Interestingly, even his closest friends called him a yurodivy. In their attitude toward Mussorgsky, for all the public praise of his musical gifts, there was always a note of intellectual condescension. Balakirev privately stated that Mussorgsky was “almost an idiot.”39 Stasov readily agreed: “I think he is a total idiot.”40 For Rimsky-Korsakov, the most circumspect of the group, Mussorgsky’s personality was made up of two components—“on the one hand, a prideful opinion of himself and a conviction that the path he has selected in art is the only correct one; on the other, a complete downfall, alcoholism, and the resultant constantly cloudy head.”41

The word was spoken—alcoholism! Mussorgsky drowned himself in a sea of wine, cognac, and vodka. It turned him before the very eyes of his stunned friends from a refined gentleman into an antisocial bum, a Petersburg yurodivy.

Of course, alcoholism was Mussorgsky’s personal weakness, but at the same time it was a typical phenomenon for that part of Mussorgsky’s generation that wanted to oppose the establishment and express its desperate protest through extreme forms of behavior. “An intense worship of Bacchus was considered to be almost obligatory for a writer of that period,” noted a contemporary. “It was a showing off, a ‘pose’ for the best people of the sixties.” Another commentator seconded this opinion: “Talented people in Russia who love the simple folk cannot but drink.”42

Spending day and night in a Petersburg tavern of low repute, the Maly Yaroslavets, in the company of bohemian dropouts like himself, Mussorgsky consciously broke his ties with the “decent” circles of the Petersburg elite. He and his fellow drinkers idealized their alcoholism, raising it to a level of ethical and even aesthetic opposition. Their bravado was little more than a course toward isolation and eventual self-destruction.

On his way to the abyss, Mussorgsky expressed his doubts. Testimony to his ambivalence was his most Petersburg composition, the song cycle with its symbolic title, Sunless (1874, to the poetry of his close friend, Arseny Golenishchev-Kutuzov).

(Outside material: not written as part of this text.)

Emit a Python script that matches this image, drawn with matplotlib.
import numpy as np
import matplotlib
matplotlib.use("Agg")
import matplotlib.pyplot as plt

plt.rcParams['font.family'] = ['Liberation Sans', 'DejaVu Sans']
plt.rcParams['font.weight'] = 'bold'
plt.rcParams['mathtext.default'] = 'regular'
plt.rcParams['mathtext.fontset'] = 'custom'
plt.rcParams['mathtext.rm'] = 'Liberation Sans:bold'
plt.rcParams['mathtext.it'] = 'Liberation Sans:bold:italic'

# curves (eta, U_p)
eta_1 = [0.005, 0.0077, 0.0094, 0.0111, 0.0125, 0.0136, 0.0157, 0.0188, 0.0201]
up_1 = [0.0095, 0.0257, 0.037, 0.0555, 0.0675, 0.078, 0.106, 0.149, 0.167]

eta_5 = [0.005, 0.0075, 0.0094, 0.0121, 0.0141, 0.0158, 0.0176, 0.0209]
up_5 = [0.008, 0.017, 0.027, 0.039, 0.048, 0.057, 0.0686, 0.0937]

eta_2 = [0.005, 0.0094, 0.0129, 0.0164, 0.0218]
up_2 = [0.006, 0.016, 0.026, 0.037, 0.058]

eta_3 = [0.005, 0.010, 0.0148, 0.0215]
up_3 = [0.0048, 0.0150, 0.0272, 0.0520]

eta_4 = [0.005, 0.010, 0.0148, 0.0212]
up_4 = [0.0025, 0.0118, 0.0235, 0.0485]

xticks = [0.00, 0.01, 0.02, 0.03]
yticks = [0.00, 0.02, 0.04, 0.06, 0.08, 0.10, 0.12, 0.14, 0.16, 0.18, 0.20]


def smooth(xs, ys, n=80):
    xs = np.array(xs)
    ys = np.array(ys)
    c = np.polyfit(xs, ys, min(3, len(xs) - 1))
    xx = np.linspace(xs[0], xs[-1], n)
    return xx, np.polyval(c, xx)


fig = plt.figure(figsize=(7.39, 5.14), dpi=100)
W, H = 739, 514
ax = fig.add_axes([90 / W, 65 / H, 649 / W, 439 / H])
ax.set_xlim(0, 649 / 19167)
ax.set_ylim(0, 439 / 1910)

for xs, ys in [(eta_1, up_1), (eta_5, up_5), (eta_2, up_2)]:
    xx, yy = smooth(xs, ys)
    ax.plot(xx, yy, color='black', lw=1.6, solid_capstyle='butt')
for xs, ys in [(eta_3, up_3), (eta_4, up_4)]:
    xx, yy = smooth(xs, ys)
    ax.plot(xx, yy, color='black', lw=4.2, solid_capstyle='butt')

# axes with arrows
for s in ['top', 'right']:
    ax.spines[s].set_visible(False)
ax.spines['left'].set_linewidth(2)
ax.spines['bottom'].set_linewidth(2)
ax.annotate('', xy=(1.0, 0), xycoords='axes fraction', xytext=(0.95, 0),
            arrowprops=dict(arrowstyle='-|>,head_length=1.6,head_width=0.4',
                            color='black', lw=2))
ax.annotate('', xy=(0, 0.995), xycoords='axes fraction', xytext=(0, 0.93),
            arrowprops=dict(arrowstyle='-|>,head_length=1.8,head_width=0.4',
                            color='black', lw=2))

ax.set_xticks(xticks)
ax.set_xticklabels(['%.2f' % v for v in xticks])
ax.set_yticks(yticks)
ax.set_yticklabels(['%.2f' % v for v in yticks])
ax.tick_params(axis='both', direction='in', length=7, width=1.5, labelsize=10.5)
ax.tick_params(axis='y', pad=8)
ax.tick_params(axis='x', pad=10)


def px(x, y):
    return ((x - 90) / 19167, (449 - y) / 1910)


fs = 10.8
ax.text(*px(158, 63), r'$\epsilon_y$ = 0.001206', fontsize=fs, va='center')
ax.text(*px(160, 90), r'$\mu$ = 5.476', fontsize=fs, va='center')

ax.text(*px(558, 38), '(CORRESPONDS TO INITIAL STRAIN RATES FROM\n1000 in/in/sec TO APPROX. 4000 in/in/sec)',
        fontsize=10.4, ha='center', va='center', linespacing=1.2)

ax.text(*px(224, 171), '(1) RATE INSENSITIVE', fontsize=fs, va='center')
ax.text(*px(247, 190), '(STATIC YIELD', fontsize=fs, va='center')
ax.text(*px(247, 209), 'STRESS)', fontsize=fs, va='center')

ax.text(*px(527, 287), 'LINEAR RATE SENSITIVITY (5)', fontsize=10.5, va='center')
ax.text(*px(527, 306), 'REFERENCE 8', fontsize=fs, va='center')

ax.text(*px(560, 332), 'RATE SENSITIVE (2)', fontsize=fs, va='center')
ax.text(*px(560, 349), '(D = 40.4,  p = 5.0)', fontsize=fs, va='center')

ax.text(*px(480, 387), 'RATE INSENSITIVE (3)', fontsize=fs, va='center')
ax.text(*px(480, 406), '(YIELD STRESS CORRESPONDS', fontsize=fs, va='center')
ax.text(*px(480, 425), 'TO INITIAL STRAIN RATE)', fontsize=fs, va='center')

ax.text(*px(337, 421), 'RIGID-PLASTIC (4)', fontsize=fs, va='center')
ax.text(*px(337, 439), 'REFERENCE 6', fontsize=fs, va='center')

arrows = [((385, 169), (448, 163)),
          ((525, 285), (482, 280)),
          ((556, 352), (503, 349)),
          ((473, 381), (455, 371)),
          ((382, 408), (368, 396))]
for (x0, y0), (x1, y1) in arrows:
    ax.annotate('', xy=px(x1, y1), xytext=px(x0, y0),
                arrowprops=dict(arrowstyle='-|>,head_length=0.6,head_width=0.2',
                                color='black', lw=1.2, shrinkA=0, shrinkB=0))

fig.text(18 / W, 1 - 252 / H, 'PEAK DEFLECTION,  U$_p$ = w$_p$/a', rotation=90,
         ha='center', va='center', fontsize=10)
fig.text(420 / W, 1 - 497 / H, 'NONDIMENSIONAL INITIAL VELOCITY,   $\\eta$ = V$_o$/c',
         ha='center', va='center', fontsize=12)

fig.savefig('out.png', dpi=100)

In the six clearly autobiographical song-monologues of Sunless, Mussorgsky portrays himself as one who feels as if the present did not exist for him in the heart of a megalopolis. His failed love, his feeble attempts at contact and communication were all in the past, but even the past might be an illusion. A woman’s brief glance in a crowd turns into a haunting memory—Mussorgsky accents that detail with surreal insistence reminiscent of Dostoyevsky.

Mussorgsky’s protagonist, lacking a present, doubting the past, has no future, either. He suffers during a Petersburg white night, enclosed by the four walls of his small room, just like Raskolnikov, and sums up his lonely, joyless existence. And when the final song of the cycle is complete, lulling and enchanting, it becomes obvious that the hero, in quiet prostration, has no other way out but suicide. The city rejects the crushed individual and so he is prepared to vanish into nothingness.

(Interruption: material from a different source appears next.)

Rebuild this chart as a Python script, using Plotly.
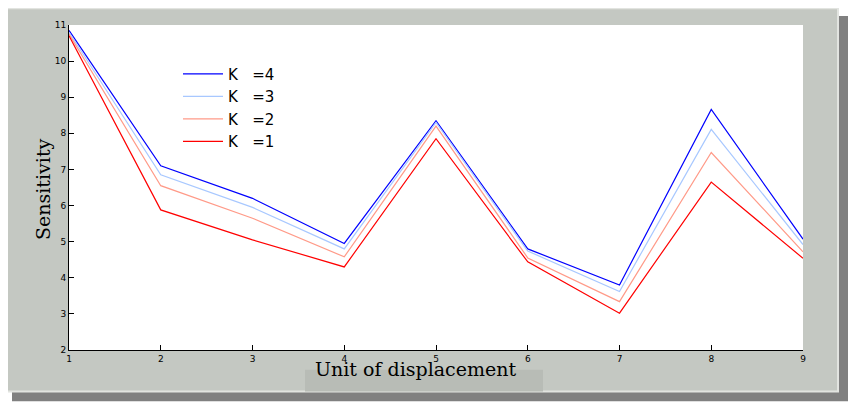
import plotly.graph_objects as go

units = [1, 2, 3, 4, 5, 6, 7, 8, 9]
k4 = [10.85, 7.1, 6.2, 4.95, 8.35, 4.8, 3.8, 8.66, 5.07]
k3 = [10.8, 6.85, 5.95, 4.8, 8.3, 4.74, 3.62, 8.11, 4.92]
k2 = [10.75, 6.55, 5.65, 4.58, 8.2, 4.55, 3.34, 7.47, 4.72]
k1 = [10.7, 5.88, 5.05, 4.3, 7.85, 4.44, 3.02, 6.65, 4.54]

series = [("K   =4", k4, "#0000ff"), ("K   =3", k3, "#a8c8ff"),
          ("K   =2", k2, "#ff9a88"), ("K   =1", k1, "#ff0000")]

# page body adds ~8px offset, so work in page pixels and shift back
OFF = 8
W, H = 860, 414
L, R, T, B = 69 - OFF, 57 + OFF, 21 - OFF, 64 + OFF
pw, ph = W - L - R, H - T - B


def px(x):
    return (x - OFF - L) / pw


def py(y):
    return (H - B - (y - OFF)) / ph


fig = go.Figure()
for name, vals, col in series:
    fig.add_trace(go.Scatter(x=units, y=vals, mode="lines", name=name,
                             line=dict(color=col, width=1.2)))

shapes = [
    # drop shadow
    dict(type="rect", x0=px(12), x1=px(848), y0=py(12), y1=py(402),
         fillcolor="#4a4a4a", line=dict(width=0), opacity=0.7),
    # grey panel
    dict(type="rect", x0=px(4), x1=px(838), y0=py(4), y1=py(392),
         fillcolor="#c4c8c2", line=dict(color="#e2e4e0", width=2)),
    # x-label box
    dict(type="rect", x0=px(305), x1=px(543), y0=py(370), y1=py(392),
         fillcolor="#b8bcb6", line=dict(width=0)),
    # plot area
    dict(type="rect", x0=0, x1=1, y0=0, y1=1,
         fillcolor="white", line=dict(width=0)),
]
for s in shapes:
    s.update(xref="paper", yref="paper", layer="below")

fig.update_layout(
    width=W, height=H,
    margin=dict(l=L, r=R, t=T, b=B),
    paper_bgcolor="white",
    plot_bgcolor="rgba(0,0,0,0)",
    shapes=shapes,
    showlegend=True,
    legend=dict(x=px(178), y=py(54), xanchor="left", yanchor="top",
                bgcolor="rgba(0,0,0,0)", font=dict(family="DejaVu Sans", size=15, color="black"),
                tracegroupgap=0, itemwidth=40),
    xaxis=dict(range=[1, 9], tickvals=units, showgrid=False, zeroline=False,
               showline=True, linecolor="black", linewidth=1,
               ticks="inside", ticklen=5, tickcolor="black",
               tickfont=dict(family="DejaVu Sans", size=9, color="black")),
    yaxis=dict(range=[2, 11], dtick=1, showgrid=False, zeroline=False,
               showline=True, linecolor="black", linewidth=1,
               ticks="inside", ticklen=5, tickcolor="black",
               tickfont=dict(family="DejaVu Sans", size=9, color="black")),
    annotations=[
        dict(text="Unit of displacement", x=px(415), y=py(382), xref="paper", yref="paper",
             showarrow=False, font=dict(family="DejaVu Serif", size=19, color="black")),
        dict(text="Sensitivity", x=px(30), y=py(188), xref="paper", yref="paper",
             showarrow=False, textangle=-90,
             font=dict(family="DejaVu Serif", size=19, color="black")),
    ],
)

fig.write_html("out.html")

Sunless is one of Mussorgsky’s creative peaks and his most significant contribution to the Petersburg mythos first sketched by Dostoyevsky. This cycle has an extraordinarily flexible vocal line free of formal constraints, with bold harmonies and the freshness of its piano accompaniment, and an astonishingly laconic manner and restraint that made Mussorgsky a revelation for Claude Debussy and Maurice Ravel, and through them for later musical culture. It is a miniature encyclopedia of the composer’s style and makes clear why Mussorgsky’s influence, enormous in Russia, is noticeable in many vocal works of twentieth-century Western composers.

Mussorgsky’s death was in fact if not in intent a suicide. After a stroke brought on by drinking, he was placed by his friends in a military hospital. Under the strict care of a sympathetic doctor, Mussorgsky’s health began to improve. But feeling better, he bribed the guard with twenty-five rubles, a large sum in those days, to bring him a bottle of forbidden alcohol.

That bottle of cognac, consumed in one sitting with an apple for an hors d’oeuvre, brought on a fatal stroke. Mussorgsky had time only to cry, “It’s all over! Ah, I am a wretch!” Learning of Mussorgsky’s death, one of his drinking companions at the Maly Yaroslavets tavern noted philosophically, “Even a copper coffee pot burns out over a spirit flame, and a man is more fragile than a coffee pot.”43

A powerful testimony to Mussorgsky’s end is a portrait by Ilya Repin in March 1881, painted in just four days of an incredible improvisational surge, only ten days before the composer’s death. Repin, a leading Wanderer, friend, and admirer of Mussorgsky (the feeling was mutual), rushed to the military hospital where the composer was a patient.